Doch lassen wir uns einmal unser Ziel, Hamburg, vorstellen. Ein Bonbon der CD-ROM sind digitale Bilder, hergestellt von Kurverwaltungen oder einem verdienten ADFC-Mitglied. Hamburg: Abendstunde am Hafen! Blick auf die Binnenalster! Das könnte ein Stadtmarketingprospekt nicht besser. Appropos sehenswert: „Elbe. Besonders bekannt ist der Elbtunnel.“

Die CD-ROM orientiert sich hauptsächlich am Radfernwegnetz. Dadurch kommen ganze Landstriche (incl. bedeutender Kleinstädte wie Zeven, Bremervörde und Buxtehude) nicht vor. Von Bremen nach Stade geht es nicht etwa über Zeven durchs Alte Land, sondern zuerst nach Hamburg und dann elbab. Nach Cuxhaven muß man immer an der Weser lang und läßt sehr hübsche Geest- und Moorlandschaften rechts liegen (übrigens ist in CUX sehenswert: „Rapsfelder, Bildquelle Kurverwaltung“, was auf die Quellen der CD-ROM hinweist).
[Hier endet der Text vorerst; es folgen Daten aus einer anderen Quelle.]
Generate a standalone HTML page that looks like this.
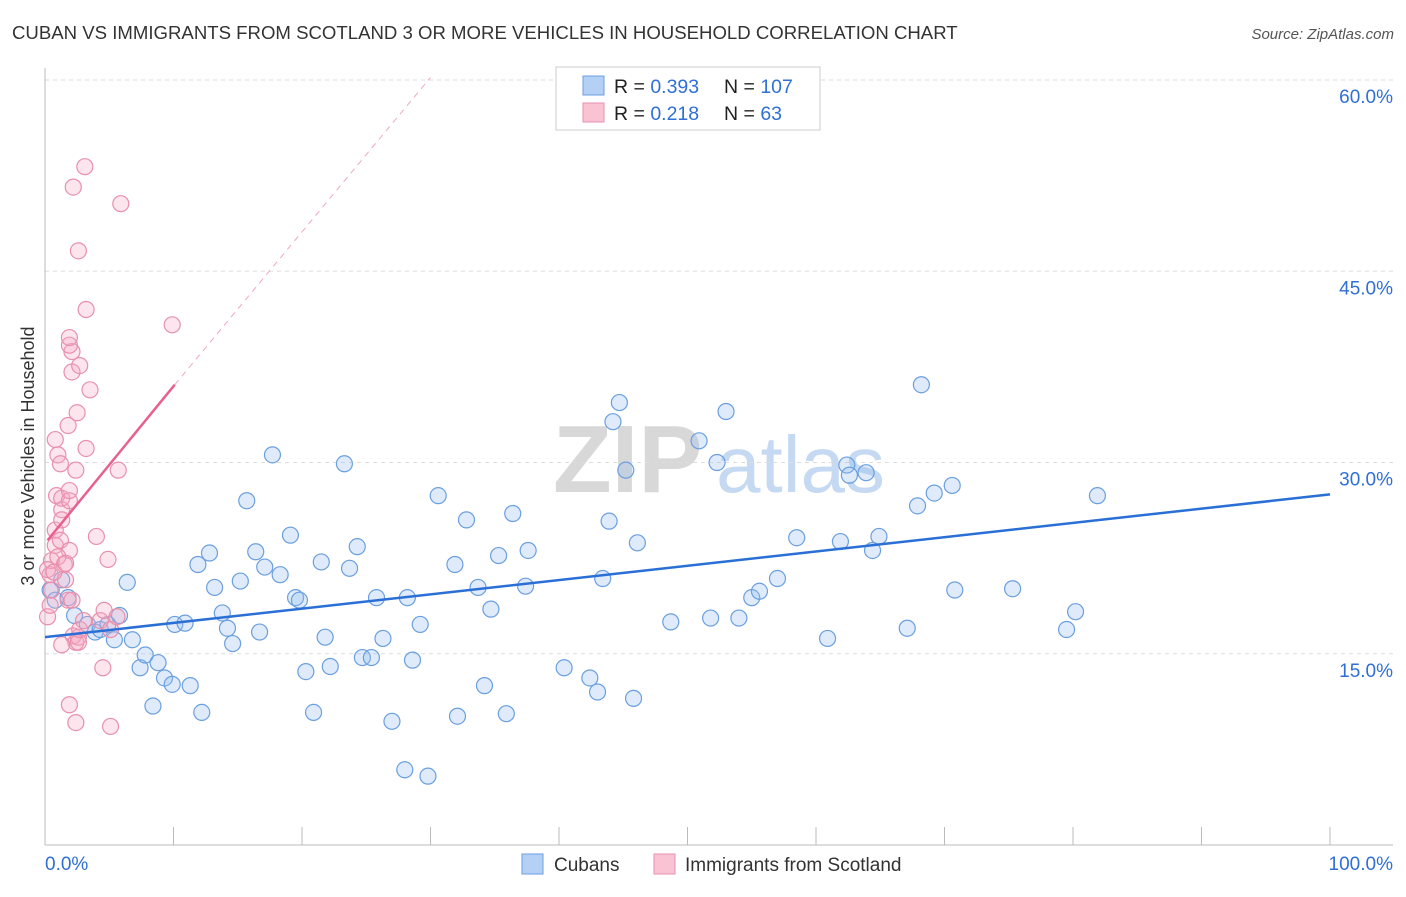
<!DOCTYPE html>
<html><head><meta charset="utf-8"><style>
body{margin:0;background:#fff;font-family:"Liberation Sans",sans-serif}
svg text{font-family:"Liberation Sans",sans-serif}
</style></head><body>
<svg id="chart" width="1406" height="892" xmlns="http://www.w3.org/2000/svg">
<text x="12" y="39" font-size="18.6" fill="#333">CUBAN VS IMMIGRANTS FROM SCOTLAND 3 OR MORE VEHICLES IN HOUSEHOLD CORRELATION CHART</text>
<text x="1394" y="39" font-size="15" fill="#555" font-style="italic" text-anchor="end">Source: ZipAtlas.com</text>
<g>
<text x="553" y="492" font-size="96" font-family="Liberation Serif" fill="#d8d8d8" font-weight="bold">ZIP</text>
<text x="716" y="492" font-size="80" fill="#c5d9f2">atlas</text>
</g>
<g id="grid"></g>
<g id="axes"></g>
<g id="marks"></g>
<g>
<rect x="556" y="67" width="264" height="63" fill="#fff" stroke="#ccc"/>
<rect x="583" y="76" width="21" height="19" fill="#b4d0f4" stroke="#6a9fe0"/>
<rect x="583" y="103" width="21" height="19" fill="#f9c3d3" stroke="#e890ad"/>
<text x="614" y="93" font-size="19.5" fill="#222">R = <tspan fill="#2f6fd6">0.393</tspan></text>
<text x="724" y="93" font-size="19.5" fill="#222">N = <tspan fill="#2f6fd6">107</tspan></text>
<text x="614" y="120" font-size="19.5" fill="#222">R = <tspan fill="#2f6fd6"> 0.218</tspan></text>
<text x="724" y="120" font-size="19.5" fill="#222">N = <tspan fill="#2f6fd6">  63</tspan></text>
</g>
<g>
<rect x="522" y="854" width="21" height="20" fill="#b4d0f4" stroke="#6a9fe0"/>
<text x="554" y="871" font-size="19" fill="#333">Cubans</text>
<rect x="654" y="854" width="21" height="20" fill="#f9c3d3" stroke="#e890ad"/>
<text x="685" y="871" font-size="19" fill="#333">Immigrants from Scotland</text>
</g>
<text transform="translate(34,456) rotate(-90)" text-anchor="middle" font-size="18" fill="#333">3 or more Vehicles in Household</text>
</svg>
<script>
const yTicks=[15,30,45,60];
const yTickLabels=["15.0%","30.0%","45.0%","60.0%"];
const xTicks=[0,10,20,30,40,50,60,70,80,90,100];
const cubanX=[0.4,0.8,1.3,1.8,2.3,3.3,3.9,4.3,4.9,5.4,5.8,6.4,6.8,7.4,7.8,8.4,8.8,9.3,9.9,10.1,10.9,11.3,11.9,12.2,12.8,13.2,13.8,14.2,14.6,15.2,15.7,16.4,16.7,17.1,18.3,17.7,19.1,19.5,19.8,20.3,20.9,21.5,21.8,22.2,23.3,23.7,24.3,24.7,25.4,25.8,26.3,27.0,28.0,28.2,28.6,29.2,29.8,30.6,31.9,32.1,32.8,33.7,34.2,34.7,35.3,35.9,36.4,37.6,37.4,40.4,42.4,43.0,43.4,43.9,44.2,44.7,45.2,45.8,46.1,48.7,50.9,51.8,52.3,53.0,54.0,55.0,55.6,57.0,58.5,60.9,61.9,62.4,62.6,63.9,64.4,64.9,67.1,67.9,68.2,69.2,70.6,70.8,75.3,79.5,80.2,81.9];
const cubanY=[20.0,19.2,20.8,19.4,18.0,17.3,16.7,16.9,17.3,16.1,18.0,20.6,16.1,13.9,14.9,10.9,14.3,13.1,12.6,17.3,17.4,12.5,22.0,10.4,22.9,20.2,18.2,17.0,15.8,20.7,27.0,23.0,16.7,21.8,21.2,30.6,24.3,19.4,19.2,13.6,10.4,22.2,16.3,14.0,29.9,21.7,23.4,14.7,14.7,19.4,16.2,9.7,5.9,19.4,14.5,17.3,5.4,27.4,22.0,10.1,25.5,20.2,12.5,18.5,22.7,10.3,26.0,23.1,20.3,13.9,13.1,12.0,20.9,25.4,33.2,34.7,29.4,11.5,23.7,17.5,31.7,17.8,30.0,34.0,17.8,19.4,19.9,20.9,24.1,16.2,23.8,29.8,29.0,29.2,23.1,24.2,17.0,26.6,36.1,27.6,28.2,20.0,20.1,16.9,18.3,27.4];
const scotX=[0.2,0.4,0.5,0.4,0.5,0.8,0.8,0.9,0.8,1.0,1.2,1.3,1.3,1.3,1.2,1.5,1.6,1.8,1.9,1.9,1.8,1.9,2.1,2.1,2.1,1.9,1.9,2.2,2.2,2.4,2.4,2.5,2.4,2.6,2.6,2.7,2.7,3.0,3.1,3.2,3.2,3.5,4.0,4.3,4.5,4.6,4.9,5.1,5.1,5.6,5.7,5.9,9.9,2.6,1.9,1.0,0.2,0.7,1.6,1.3];
const scotY=[17.9,18.8,20.0,21.2,22.3,23.5,24.7,27.4,31.8,30.6,29.9,26.3,27.2,25.5,23.9,22.0,20.8,32.9,23.1,27.0,19.2,27.8,19.2,37.1,38.7,39.2,39.8,51.6,16.4,15.9,9.6,33.9,29.4,16.3,15.9,16.9,37.6,17.6,53.2,31.1,42.0,35.7,24.2,17.6,13.9,18.4,22.4,9.3,16.9,17.9,29.4,50.3,40.8,46.6,11.0,22.6,21.6,21.4,22.1,15.7];
const blueTrend=[[0,16.3],[100,27.5]];
const pinkTrend=[[0.2,23.9],[10.1,36.1]];
const pinkDash=[[10.1,36.1],[30.0,60.2]];

const X0=45,X1=1330,Y0=845,PXY=12.75;
const sx=v=>X0+(X1-X0)*v/100;
const sy=v=>Y0-v*PXY;
const NS="http://www.w3.org/2000/svg";
function mk(tag,attrs,parent){const e=document.createElementNS(NS,tag);for(const k in attrs)e.setAttribute(k,attrs[k]);parent.appendChild(e);return e;}
const grid=document.getElementById('grid'),axes=document.getElementById('axes'),marks=document.getElementById('marks');
yTicks.forEach((t,i)=>{
  const l=mk('line',{x1:X0,x2:1393,y1:sy(t),y2:sy(t),stroke:'#ddd','stroke-dasharray':'4,4'},grid);
  
  
  const tx=mk('text',{x:1393,y:sy(t)+23,'font-size':19,fill:'#2f6fd6','text-anchor':'end'},axes);
  tx.textContent=yTickLabels[i];
  
  
});
let a=mk('line',{x1:X0,x2:X0,y1:68,y2:Y0,stroke:'#bbb'},axes);


a=mk('line',{x1:X0,x2:1393,y1:Y0,y2:Y0,stroke:'#bbb'},axes);


xTicks.forEach(t=>{
  const l=mk('line',{x1:sx(t),x2:sx(t),y1:Y0-18,y2:Y0,stroke:'#bbb'},axes);
  
  
});
let t0=mk('text',{x:45,y:870,'font-size':19,fill:'#2f6fd6'},axes);t0.textContent='0.0%';


let t1=mk('text',{x:1393,y:870,'font-size':19,fill:'#2f6fd6','text-anchor':'end'},axes);t1.textContent='100.0%';


cubanX.forEach((x,i)=>{
  const c=mk('circle',{cx:sx(x),cy:sy(cubanY[i]),r:8,fill:'rgba(150,190,240,0.3)',stroke:'#6a9fe0','stroke-width':1.2},marks);
  
  
});
scotX.forEach((x,i)=>{
  const c=mk('circle',{cx:sx(x),cy:sy(scotY[i]),r:8,fill:'rgba(245,170,195,0.3)',stroke:'#e890ad','stroke-width':1.2},marks);
  
  
});
let b=mk('line',{x1:sx(blueTrend[0][0]),y1:sy(blueTrend[0][1]),x2:sx(blueTrend[1][0]),y2:sy(blueTrend[1][1]),stroke:'#2a6fd6','stroke-width':2.5},marks);


let p=mk('line',{x1:sx(pinkTrend[0][0]),y1:sy(pinkTrend[0][1]),x2:sx(pinkTrend[1][0]),y2:sy(pinkTrend[1][1]),stroke:'#e8608c','stroke-width':2.5},marks);


let d=mk('line',{x1:sx(pinkDash[0][0]),y1:sy(pinkDash[0][1]),x2:sx(pinkDash[1][0]),y2:sy(pinkDash[1][1]),stroke:'#f0a8c0','stroke-width':1,'stroke-dasharray':'6,5'},marks);


</script>
</body></html>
Nur in extremen Umwegfällen werden Abkürzungen angeboten, wie im Fall Bremen-Oldenburg. Die „offizelle“Route verliefe über Vechta (180 km!). Zur Beschaffenheit solcher Abkürzungstrecken wird zu recht auf eine anständige Radkarte verwiesen. Ein ganz verrückter Fall ist die Tour München-Rosenheim. Drückt man unvorsichtigerweise die Option „nur Radfernwege“, führt einen „Rad-Routing“über Passau, das heißt 382 km Strecke. Wählt man „alle Radtouren“, gibt es auch eine Weg von 69 km.

Der etwas verwöhntere Computer-Benutzer muß von dieser CD-ROM schwer enttäuscht sein. Softwaremäßig ist das Angebot extrem basic. Keine Links zum schnellen Rumsurfen im umfangreichen Datenmaterial, unsägliche Bilder, lieblos gestaltete „Landkarten“, in denen die Touren als fetter Strich eingezeichnet sind und als große Kleckse die Städte. Die paar eingetragenen Ortsnamen sind kaum leserlich. Ausdruck ist möglich, aber nutzlos. An einer Karte kommt man nicht vorbei, soll man auch nicht, denn die Bielefelder Verlagsanstalt lebt nicht von silbernen Scheiben, sondern von Karten und Reiseführern.

Resultat: „Rad-Touring“taugt nicht, wie behauptet, für Tagestouren. Der Fernfahrer wird dagegen mit Touren bedient, auf die er sich relativ risikolos einlassen kann, weil sie dem Radfernwegenetz angehören. Man erhält einen Ausdruck mit Etappenzielen und Kilometerangaben. Daneben sind auch die separaten Beschreibungen der jeweils benutzten Fernwege dienlich, ja machen manchmal sogar Appetit. Appetitverderber sind die Fotos, die Karten und die versammelten Sehenswürdigkeiten. Die Übernachtungsmöglichkeiten beschränken sich fast ausschließlich auf Jugendherbergen. Die Hotelauswahl ist absolut willkürlich bzw. zufällig. Derzeit liegt Radrouting 2.0 vor. Wahrscheinlich dauert es noch bis 5.0, bis das Ding seinen Preis wert ist. BuS

CD ROM Radrouting 2.0 Deutschland, BVA, Bielefeld 1997, DM 69,80 (CD-ROM) bzw. DM 49,80 (Disketten).